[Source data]

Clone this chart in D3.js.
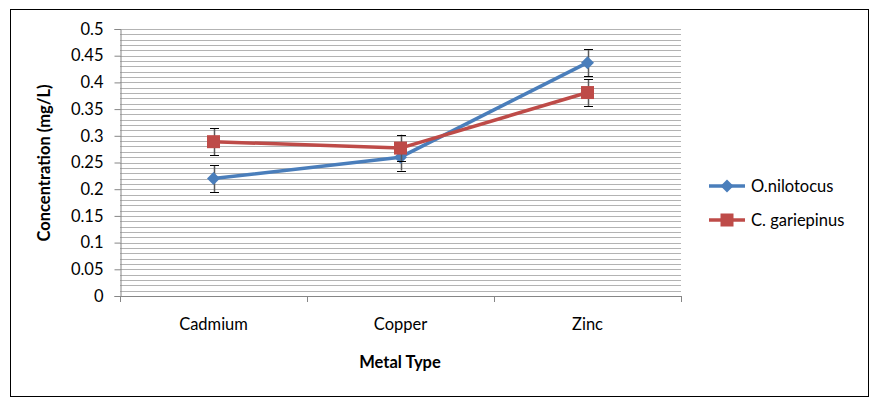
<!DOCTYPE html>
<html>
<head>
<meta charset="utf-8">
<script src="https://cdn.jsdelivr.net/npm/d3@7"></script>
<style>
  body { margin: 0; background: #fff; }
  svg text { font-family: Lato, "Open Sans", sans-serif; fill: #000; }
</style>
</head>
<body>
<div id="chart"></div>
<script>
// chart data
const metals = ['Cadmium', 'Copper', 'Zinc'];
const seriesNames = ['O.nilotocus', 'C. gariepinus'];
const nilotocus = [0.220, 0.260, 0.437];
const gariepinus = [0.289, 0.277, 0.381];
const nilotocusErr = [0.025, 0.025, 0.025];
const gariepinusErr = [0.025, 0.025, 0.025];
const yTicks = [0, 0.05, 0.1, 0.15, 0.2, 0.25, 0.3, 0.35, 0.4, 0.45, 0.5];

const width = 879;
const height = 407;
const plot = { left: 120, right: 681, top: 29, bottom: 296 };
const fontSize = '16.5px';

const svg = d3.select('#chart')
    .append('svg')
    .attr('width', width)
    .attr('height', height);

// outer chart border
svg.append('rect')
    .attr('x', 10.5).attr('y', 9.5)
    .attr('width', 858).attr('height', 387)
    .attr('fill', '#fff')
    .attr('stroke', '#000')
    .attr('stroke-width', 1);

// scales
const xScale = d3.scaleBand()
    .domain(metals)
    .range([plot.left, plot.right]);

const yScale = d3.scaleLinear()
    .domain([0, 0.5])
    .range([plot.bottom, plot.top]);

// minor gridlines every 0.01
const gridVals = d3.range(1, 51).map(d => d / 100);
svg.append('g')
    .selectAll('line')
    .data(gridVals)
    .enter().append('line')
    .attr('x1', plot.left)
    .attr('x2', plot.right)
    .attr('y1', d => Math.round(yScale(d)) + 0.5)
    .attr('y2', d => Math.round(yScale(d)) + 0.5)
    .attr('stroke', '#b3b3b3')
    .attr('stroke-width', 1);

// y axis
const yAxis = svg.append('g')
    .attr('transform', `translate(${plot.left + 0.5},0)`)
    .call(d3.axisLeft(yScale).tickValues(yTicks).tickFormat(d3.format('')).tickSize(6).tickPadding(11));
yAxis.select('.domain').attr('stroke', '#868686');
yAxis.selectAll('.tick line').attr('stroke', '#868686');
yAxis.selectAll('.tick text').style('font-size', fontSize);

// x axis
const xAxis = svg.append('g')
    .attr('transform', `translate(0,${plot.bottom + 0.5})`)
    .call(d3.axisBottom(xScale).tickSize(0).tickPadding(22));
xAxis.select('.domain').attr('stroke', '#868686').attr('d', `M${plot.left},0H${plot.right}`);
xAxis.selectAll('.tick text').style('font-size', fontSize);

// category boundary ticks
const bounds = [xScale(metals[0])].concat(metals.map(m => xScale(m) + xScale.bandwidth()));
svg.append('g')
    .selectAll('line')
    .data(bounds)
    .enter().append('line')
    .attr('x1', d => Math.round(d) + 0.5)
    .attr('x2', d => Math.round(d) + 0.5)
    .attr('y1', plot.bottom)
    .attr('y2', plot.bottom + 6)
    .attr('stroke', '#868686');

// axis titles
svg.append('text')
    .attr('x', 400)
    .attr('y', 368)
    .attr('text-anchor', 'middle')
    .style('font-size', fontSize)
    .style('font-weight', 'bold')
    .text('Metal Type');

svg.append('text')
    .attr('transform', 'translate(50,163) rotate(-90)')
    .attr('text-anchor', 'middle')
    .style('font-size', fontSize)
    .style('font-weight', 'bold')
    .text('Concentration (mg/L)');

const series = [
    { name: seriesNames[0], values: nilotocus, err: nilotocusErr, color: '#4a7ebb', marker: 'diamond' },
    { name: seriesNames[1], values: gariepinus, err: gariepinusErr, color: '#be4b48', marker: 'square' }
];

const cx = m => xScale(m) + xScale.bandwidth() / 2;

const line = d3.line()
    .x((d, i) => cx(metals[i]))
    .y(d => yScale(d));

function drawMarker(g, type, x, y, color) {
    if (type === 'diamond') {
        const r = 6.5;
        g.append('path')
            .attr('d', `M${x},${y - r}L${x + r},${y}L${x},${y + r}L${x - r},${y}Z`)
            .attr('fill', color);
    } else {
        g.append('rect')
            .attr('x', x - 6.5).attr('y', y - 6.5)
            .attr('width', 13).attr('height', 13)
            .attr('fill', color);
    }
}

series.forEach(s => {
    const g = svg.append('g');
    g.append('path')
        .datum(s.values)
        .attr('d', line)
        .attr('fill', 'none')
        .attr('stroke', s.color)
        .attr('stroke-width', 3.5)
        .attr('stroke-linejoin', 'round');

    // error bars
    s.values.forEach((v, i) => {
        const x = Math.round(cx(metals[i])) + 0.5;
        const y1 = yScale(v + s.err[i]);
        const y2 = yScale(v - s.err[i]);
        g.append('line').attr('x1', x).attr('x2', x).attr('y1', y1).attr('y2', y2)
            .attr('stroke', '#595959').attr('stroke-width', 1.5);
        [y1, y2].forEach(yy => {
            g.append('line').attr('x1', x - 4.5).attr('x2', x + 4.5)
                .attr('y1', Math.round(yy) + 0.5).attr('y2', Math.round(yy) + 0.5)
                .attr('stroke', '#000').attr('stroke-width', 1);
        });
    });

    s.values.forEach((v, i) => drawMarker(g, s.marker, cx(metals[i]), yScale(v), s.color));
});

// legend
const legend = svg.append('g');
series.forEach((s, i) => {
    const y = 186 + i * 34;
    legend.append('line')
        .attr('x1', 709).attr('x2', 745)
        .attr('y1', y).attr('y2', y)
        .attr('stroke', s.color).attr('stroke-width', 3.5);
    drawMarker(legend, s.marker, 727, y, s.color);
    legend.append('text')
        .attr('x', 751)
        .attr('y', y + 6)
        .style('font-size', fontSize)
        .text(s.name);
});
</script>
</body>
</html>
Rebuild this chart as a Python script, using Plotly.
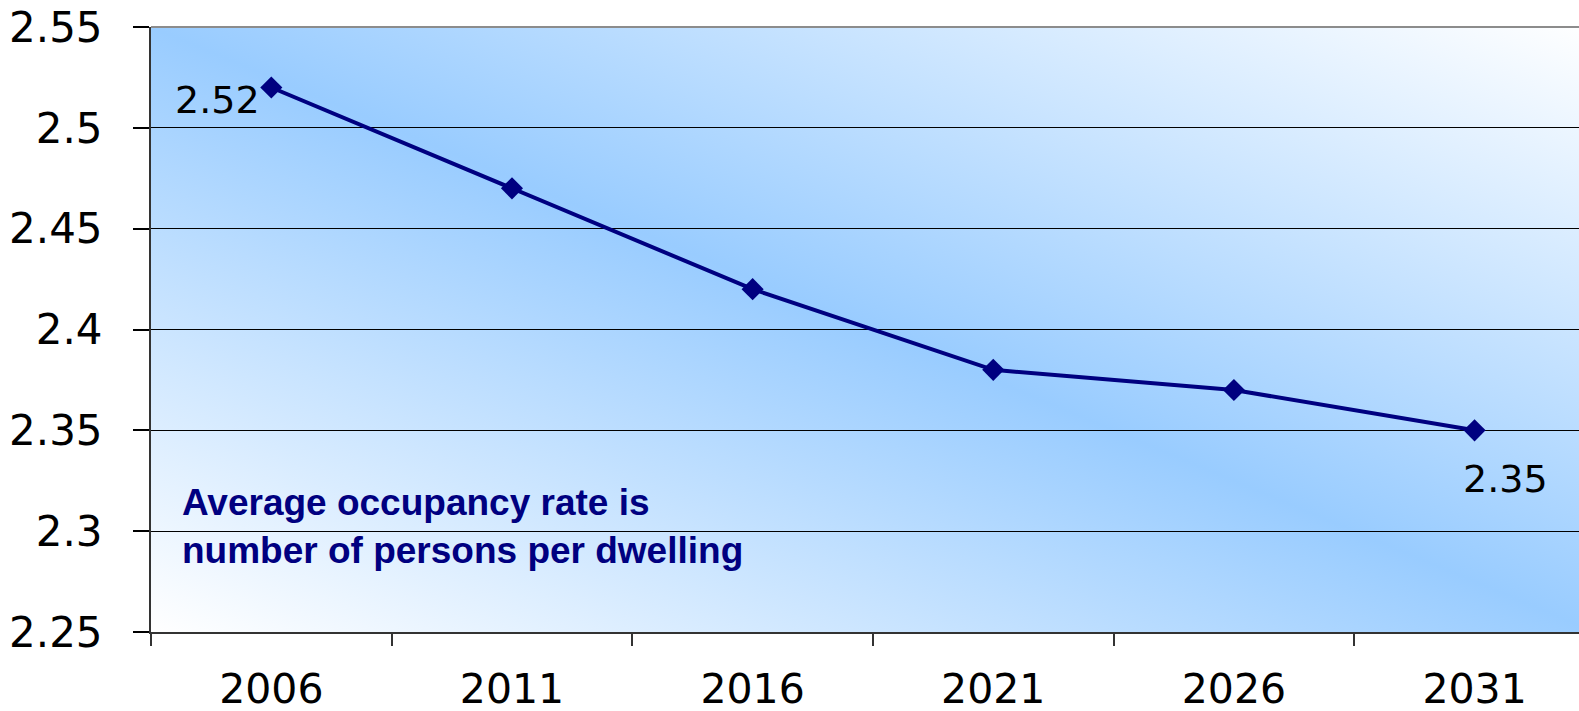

[GOAL] Pick every line with "this" in it and copy it.

[EXERCISE SOLUTION]
Clone this chart in D3.js.
Rebuild this chart as a Python script, using Plotly.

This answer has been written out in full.